- **Task brief**: Write out all of the data exactly as it appears.

__________________________________________________

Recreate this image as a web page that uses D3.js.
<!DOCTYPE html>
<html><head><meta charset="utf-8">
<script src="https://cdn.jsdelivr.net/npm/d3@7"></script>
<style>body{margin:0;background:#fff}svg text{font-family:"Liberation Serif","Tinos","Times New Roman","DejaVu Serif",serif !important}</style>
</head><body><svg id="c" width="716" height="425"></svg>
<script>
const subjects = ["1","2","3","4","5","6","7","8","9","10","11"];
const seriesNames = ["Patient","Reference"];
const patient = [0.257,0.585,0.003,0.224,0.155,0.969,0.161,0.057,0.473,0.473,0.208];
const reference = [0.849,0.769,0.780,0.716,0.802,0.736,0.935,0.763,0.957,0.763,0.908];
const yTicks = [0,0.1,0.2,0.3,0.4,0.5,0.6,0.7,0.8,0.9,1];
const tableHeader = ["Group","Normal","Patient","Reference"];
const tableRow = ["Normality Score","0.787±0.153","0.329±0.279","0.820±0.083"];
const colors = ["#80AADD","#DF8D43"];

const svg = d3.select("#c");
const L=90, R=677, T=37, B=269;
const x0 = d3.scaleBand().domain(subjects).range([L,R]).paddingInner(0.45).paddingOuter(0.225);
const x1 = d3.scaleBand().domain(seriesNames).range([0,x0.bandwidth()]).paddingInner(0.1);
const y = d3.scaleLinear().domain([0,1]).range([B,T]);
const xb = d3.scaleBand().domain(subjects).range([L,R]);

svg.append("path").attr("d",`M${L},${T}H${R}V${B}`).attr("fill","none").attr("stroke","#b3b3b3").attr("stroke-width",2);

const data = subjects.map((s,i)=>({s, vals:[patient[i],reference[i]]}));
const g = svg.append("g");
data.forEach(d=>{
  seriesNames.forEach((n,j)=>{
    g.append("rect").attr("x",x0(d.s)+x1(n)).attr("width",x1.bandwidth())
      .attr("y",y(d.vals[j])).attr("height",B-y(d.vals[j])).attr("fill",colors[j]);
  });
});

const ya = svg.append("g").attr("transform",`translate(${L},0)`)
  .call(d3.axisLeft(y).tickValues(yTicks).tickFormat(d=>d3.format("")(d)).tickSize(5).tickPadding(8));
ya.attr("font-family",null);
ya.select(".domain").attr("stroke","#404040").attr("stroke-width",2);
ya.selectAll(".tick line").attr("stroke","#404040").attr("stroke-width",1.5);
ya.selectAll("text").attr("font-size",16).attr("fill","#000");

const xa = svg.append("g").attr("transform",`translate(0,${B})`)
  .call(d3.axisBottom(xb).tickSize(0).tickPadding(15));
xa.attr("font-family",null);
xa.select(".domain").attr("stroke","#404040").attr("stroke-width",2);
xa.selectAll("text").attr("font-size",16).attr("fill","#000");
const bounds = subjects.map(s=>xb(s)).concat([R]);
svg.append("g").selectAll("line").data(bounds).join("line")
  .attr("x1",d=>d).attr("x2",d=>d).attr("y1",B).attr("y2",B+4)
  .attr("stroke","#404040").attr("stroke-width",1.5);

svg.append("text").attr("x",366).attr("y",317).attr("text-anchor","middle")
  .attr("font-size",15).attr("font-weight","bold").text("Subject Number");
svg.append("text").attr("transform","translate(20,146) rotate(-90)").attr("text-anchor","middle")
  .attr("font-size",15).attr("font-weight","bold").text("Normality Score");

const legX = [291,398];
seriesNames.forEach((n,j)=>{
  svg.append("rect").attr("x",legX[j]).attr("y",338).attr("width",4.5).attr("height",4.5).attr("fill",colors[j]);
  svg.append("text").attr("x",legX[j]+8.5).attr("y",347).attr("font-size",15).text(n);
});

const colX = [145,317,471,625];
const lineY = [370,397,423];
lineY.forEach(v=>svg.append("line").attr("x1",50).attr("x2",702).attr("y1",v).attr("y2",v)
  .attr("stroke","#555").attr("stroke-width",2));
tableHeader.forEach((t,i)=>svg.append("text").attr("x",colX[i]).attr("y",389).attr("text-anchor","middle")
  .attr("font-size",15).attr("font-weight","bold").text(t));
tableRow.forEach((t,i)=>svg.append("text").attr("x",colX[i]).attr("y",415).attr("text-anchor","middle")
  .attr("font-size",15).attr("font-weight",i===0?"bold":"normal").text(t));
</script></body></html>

__________________________________________________

- **Response to this task**:
Recreate this image as a web page that uses D3.js.
<!DOCTYPE html>
<html><head><meta charset="utf-8">
<script src="https://cdn.jsdelivr.net/npm/d3@7"></script>
<style>body{margin:0;background:#fff}svg text{font-family:"Liberation Serif","Tinos","Times New Roman","DejaVu Serif",serif !important}</style>
</head><body><svg id="c" width="716" height="425"></svg>
<script>
const subjects = ["1","2","3","4","5","6","7","8","9","10","11"];
const seriesNames = ["Patient","Reference"];
const patient = [0.257,0.585,0.003,0.224,0.155,0.969,0.161,0.057,0.473,0.473,0.208];
const reference = [0.849,0.769,0.780,0.716,0.802,0.736,0.935,0.763,0.957,0.763,0.908];
const yTicks = [0,0.1,0.2,0.3,0.4,0.5,0.6,0.7,0.8,0.9,1];
const tableHeader = ["Group","Normal","Patient","Reference"];
const tableRow = ["Normality Score","0.787±0.153","0.329±0.279","0.820±0.083"];
const colors = ["#80AADD","#DF8D43"];

const svg = d3.select("#c");
const L=90, R=677, T=37, B=269;
const x0 = d3.scaleBand().domain(subjects).range([L,R]).paddingInner(0.45).paddingOuter(0.225);
const x1 = d3.scaleBand().domain(seriesNames).range([0,x0.bandwidth()]).paddingInner(0.1);
const y = d3.scaleLinear().domain([0,1]).range([B,T]);
const xb = d3.scaleBand().domain(subjects).range([L,R]);

svg.append("path").attr("d",`M${L},${T}H${R}V${B}`).attr("fill","none").attr("stroke","#b3b3b3").attr("stroke-width",2);

const data = subjects.map((s,i)=>({s, vals:[patient[i],reference[i]]}));
const g = svg.append("g");
data.forEach(d=>{
  seriesNames.forEach((n,j)=>{
    g.append("rect").attr("x",x0(d.s)+x1(n)).attr("width",x1.bandwidth())
      .attr("y",y(d.vals[j])).attr("height",B-y(d.vals[j])).attr("fill",colors[j]);
  });
});

const ya = svg.append("g").attr("transform",`translate(${L},0)`)
  .call(d3.axisLeft(y).tickValues(yTicks).tickFormat(d=>d3.format("")(d)).tickSize(5).tickPadding(8));
ya.attr("font-family",null);
ya.select(".domain").attr("stroke","#404040").attr("stroke-width",2);
ya.selectAll(".tick line").attr("stroke","#404040").attr("stroke-width",1.5);
ya.selectAll("text").attr("font-size",16).attr("fill","#000");

const xa = svg.append("g").attr("transform",`translate(0,${B})`)
  .call(d3.axisBottom(xb).tickSize(0).tickPadding(15));
xa.attr("font-family",null);
xa.select(".domain").attr("stroke","#404040").attr("stroke-width",2);
xa.selectAll("text").attr("font-size",16).attr("fill","#000");
const bounds = subjects.map(s=>xb(s)).concat([R]);
svg.append("g").selectAll("line").data(bounds).join("line")
  .attr("x1",d=>d).attr("x2",d=>d).attr("y1",B).attr("y2",B+4)
  .attr("stroke","#404040").attr("stroke-width",1.5);

svg.append("text").attr("x",366).attr("y",317).attr("text-anchor","middle")
  .attr("font-size",15).attr("font-weight","bold").text("Subject Number");
svg.append("text").attr("transform","translate(20,146) rotate(-90)").attr("text-anchor","middle")
  .attr("font-size",15).attr("font-weight","bold").text("Normality Score");

const legX = [291,398];
seriesNames.forEach((n,j)=>{
  svg.append("rect").attr("x",legX[j]).attr("y",338).attr("width",4.5).attr("height",4.5).attr("fill",colors[j]);
  svg.append("text").attr("x",legX[j]+8.5).attr("y",347).attr("font-size",15).text(n);
});

const colX = [145,317,471,625];
const lineY = [370,397,423];
lineY.forEach(v=>svg.append("line").attr("x1",50).attr("x2",702).attr("y1",v).attr("y2",v)
  .attr("stroke","#555").attr("stroke-width",2));
tableHeader.forEach((t,i)=>svg.append("text").attr("x",colX[i]).attr("y",389).attr("text-anchor","middle")
  .attr("font-size",15).attr("font-weight","bold").text(t));
tableRow.forEach((t,i)=>svg.append("text").attr("x",colX[i]).attr("y",415).attr("text-anchor","middle")
  .attr("font-size",15).attr("font-weight",i===0?"bold":"normal").text(t));
</script></body></html>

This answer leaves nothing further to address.